## Prompt:
Retype the opening lines of the data exactly, stopping after the line that contains "const labelOffsets = [[-1, 23], [-3, -24]];". Skip every picture.

## Given information:

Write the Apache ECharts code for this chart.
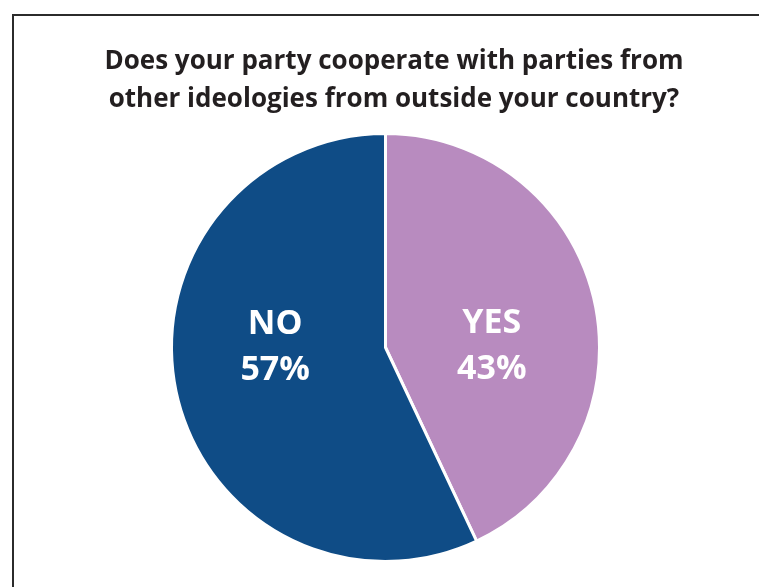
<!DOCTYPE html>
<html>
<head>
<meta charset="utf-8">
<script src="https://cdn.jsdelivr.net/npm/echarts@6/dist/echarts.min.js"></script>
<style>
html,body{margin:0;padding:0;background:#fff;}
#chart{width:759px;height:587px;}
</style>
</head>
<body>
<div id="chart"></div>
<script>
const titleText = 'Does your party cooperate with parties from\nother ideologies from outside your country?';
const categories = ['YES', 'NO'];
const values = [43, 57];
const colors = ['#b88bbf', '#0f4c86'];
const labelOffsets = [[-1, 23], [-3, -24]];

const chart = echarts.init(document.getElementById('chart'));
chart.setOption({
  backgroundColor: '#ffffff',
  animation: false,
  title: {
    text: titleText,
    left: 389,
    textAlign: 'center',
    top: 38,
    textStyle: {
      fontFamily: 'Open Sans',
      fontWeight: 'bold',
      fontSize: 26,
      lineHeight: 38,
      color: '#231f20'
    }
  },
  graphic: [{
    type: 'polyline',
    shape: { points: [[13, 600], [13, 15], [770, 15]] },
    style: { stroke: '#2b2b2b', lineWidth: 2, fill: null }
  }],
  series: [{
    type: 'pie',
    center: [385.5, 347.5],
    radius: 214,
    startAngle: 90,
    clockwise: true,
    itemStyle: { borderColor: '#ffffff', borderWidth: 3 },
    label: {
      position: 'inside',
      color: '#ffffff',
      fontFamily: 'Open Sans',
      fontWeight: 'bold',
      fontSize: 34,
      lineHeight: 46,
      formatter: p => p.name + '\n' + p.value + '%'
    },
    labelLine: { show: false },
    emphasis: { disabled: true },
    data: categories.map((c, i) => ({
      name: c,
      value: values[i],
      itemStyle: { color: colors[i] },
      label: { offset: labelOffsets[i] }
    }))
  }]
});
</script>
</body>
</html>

## Exercise answer:
Write the Apache ECharts code for this chart.
<!DOCTYPE html>
<html>
<head>
<meta charset="utf-8">
<script src="https://cdn.jsdelivr.net/npm/echarts@6/dist/echarts.min.js"></script>
<style>
html,body{margin:0;padding:0;background:#fff;}
#chart{width:759px;height:587px;}
</style>
</head>
<body>
<div id="chart"></div>
<script>
const titleText = 'Does your party cooperate with parties from\nother ideologies from outside your country?';
const categories = ['YES', 'NO'];
const values = [43, 57];
const colors = ['#b88bbf', '#0f4c86'];
const labelOffsets = [[-1, 23], [-3, -24]];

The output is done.